§ REQUIREMENT
Go through the records from the first line and retype each one exactly, stopping once the line with "ax.spines[s].set_linewidth(2.5)" is done. Pictures are left out.

begin ENTRIES PROVIDED

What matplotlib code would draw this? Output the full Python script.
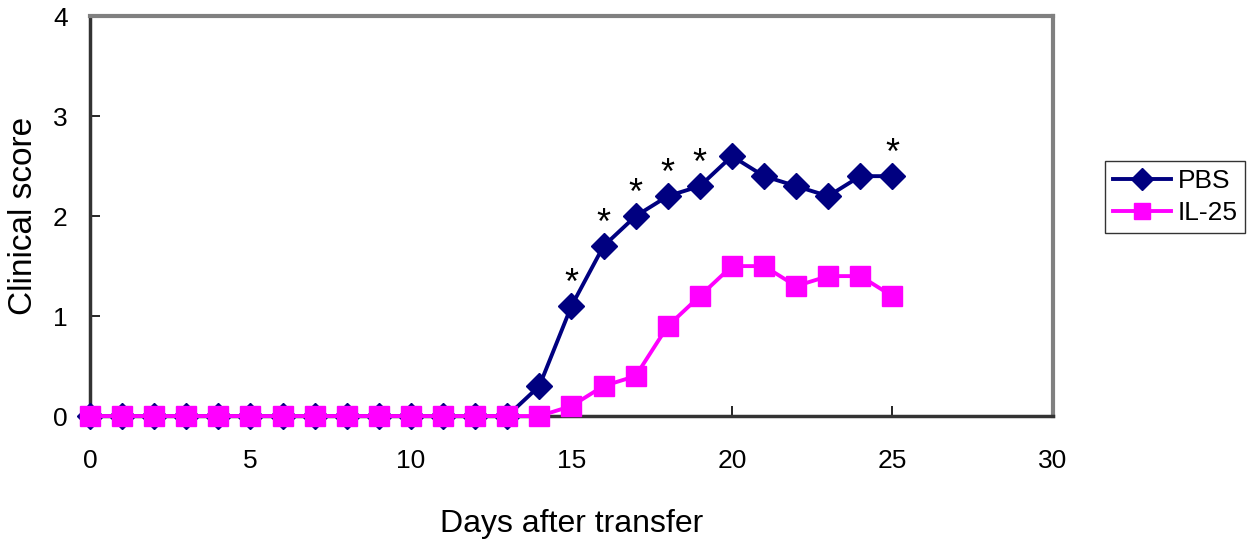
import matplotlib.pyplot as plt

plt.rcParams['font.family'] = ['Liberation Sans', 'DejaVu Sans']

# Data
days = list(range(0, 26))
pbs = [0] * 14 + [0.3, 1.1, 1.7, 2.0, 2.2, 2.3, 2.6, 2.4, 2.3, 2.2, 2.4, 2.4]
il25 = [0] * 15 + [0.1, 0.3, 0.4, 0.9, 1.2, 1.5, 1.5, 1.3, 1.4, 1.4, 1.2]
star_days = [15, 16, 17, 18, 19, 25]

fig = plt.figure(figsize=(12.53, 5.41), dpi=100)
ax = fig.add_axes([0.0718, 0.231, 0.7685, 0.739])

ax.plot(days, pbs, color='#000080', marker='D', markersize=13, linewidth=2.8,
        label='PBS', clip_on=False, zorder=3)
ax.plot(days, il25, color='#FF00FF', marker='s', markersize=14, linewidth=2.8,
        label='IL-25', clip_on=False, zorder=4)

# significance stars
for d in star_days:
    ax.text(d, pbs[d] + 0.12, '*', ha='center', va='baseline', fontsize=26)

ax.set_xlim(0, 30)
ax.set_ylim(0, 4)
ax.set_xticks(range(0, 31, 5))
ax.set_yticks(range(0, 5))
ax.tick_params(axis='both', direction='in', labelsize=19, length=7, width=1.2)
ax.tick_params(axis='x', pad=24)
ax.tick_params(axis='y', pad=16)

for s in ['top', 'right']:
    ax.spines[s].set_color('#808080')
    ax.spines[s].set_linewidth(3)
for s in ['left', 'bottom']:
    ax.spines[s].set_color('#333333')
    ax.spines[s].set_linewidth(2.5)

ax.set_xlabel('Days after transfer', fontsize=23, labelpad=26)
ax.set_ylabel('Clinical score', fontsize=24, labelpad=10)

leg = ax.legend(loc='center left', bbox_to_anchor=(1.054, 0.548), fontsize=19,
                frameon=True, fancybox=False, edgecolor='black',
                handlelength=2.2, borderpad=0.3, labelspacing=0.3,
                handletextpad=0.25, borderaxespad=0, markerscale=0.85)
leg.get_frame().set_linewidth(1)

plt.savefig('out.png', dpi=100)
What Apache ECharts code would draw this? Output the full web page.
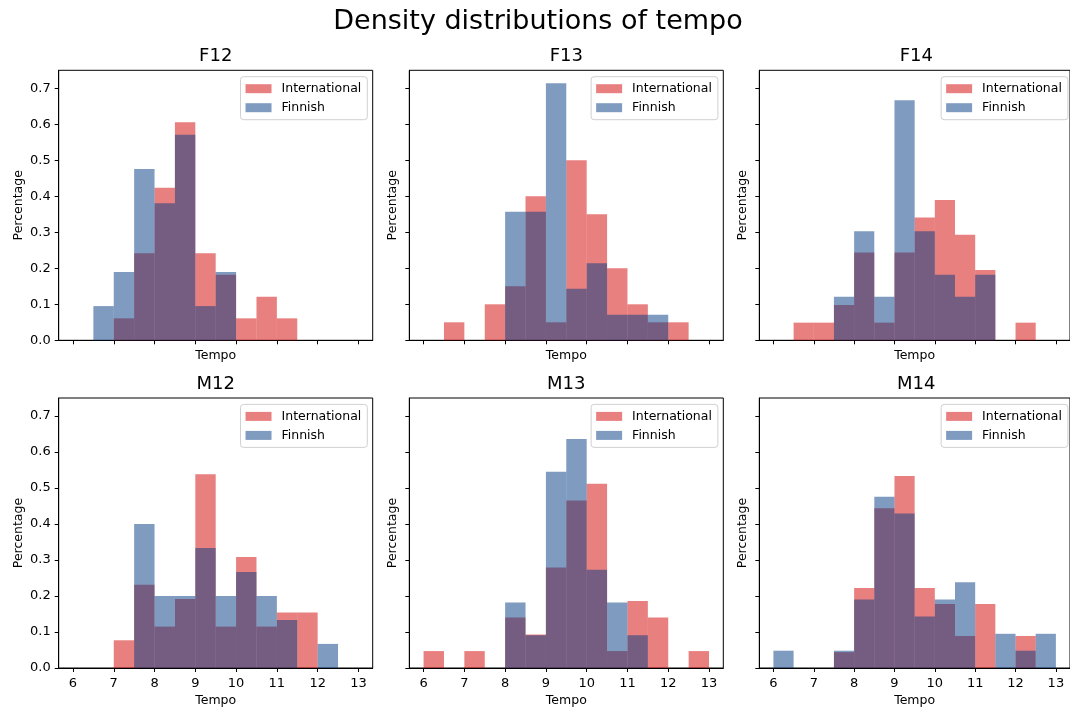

end ENTRIES PROVIDED

§ THE SOLUTION
What matplotlib code would draw this? Output the full Python script.
import matplotlib.pyplot as plt

plt.rcParams['font.family'] = ['Liberation Sans', 'DejaVu Sans']

# Data
days = list(range(0, 26))
pbs = [0] * 14 + [0.3, 1.1, 1.7, 2.0, 2.2, 2.3, 2.6, 2.4, 2.3, 2.2, 2.4, 2.4]
il25 = [0] * 15 + [0.1, 0.3, 0.4, 0.9, 1.2, 1.5, 1.5, 1.3, 1.4, 1.4, 1.2]
star_days = [15, 16, 17, 18, 19, 25]

fig = plt.figure(figsize=(12.53, 5.41), dpi=100)
ax = fig.add_axes([0.0718, 0.231, 0.7685, 0.739])

ax.plot(days, pbs, color='#000080', marker='D', markersize=13, linewidth=2.8,
        label='PBS', clip_on=False, zorder=3)
ax.plot(days, il25, color='#FF00FF', marker='s', markersize=14, linewidth=2.8,
        label='IL-25', clip_on=False, zorder=4)

# significance stars
for d in star_days:
    ax.text(d, pbs[d] + 0.12, '*', ha='center', va='baseline', fontsize=26)

ax.set_xlim(0, 30)
ax.set_ylim(0, 4)
ax.set_xticks(range(0, 31, 5))
ax.set_yticks(range(0, 5))
ax.tick_params(axis='both', direction='in', labelsize=19, length=7, width=1.2)
ax.tick_params(axis='x', pad=24)
ax.tick_params(axis='y', pad=16)

for s in ['top', 'right']:
    ax.spines[s].set_color('#808080')
    ax.spines[s].set_linewidth(3)
for s in ['left', 'bottom']:
    ax.spines[s].set_color('#333333')
    ax.spines[s].set_linewidth(2.5)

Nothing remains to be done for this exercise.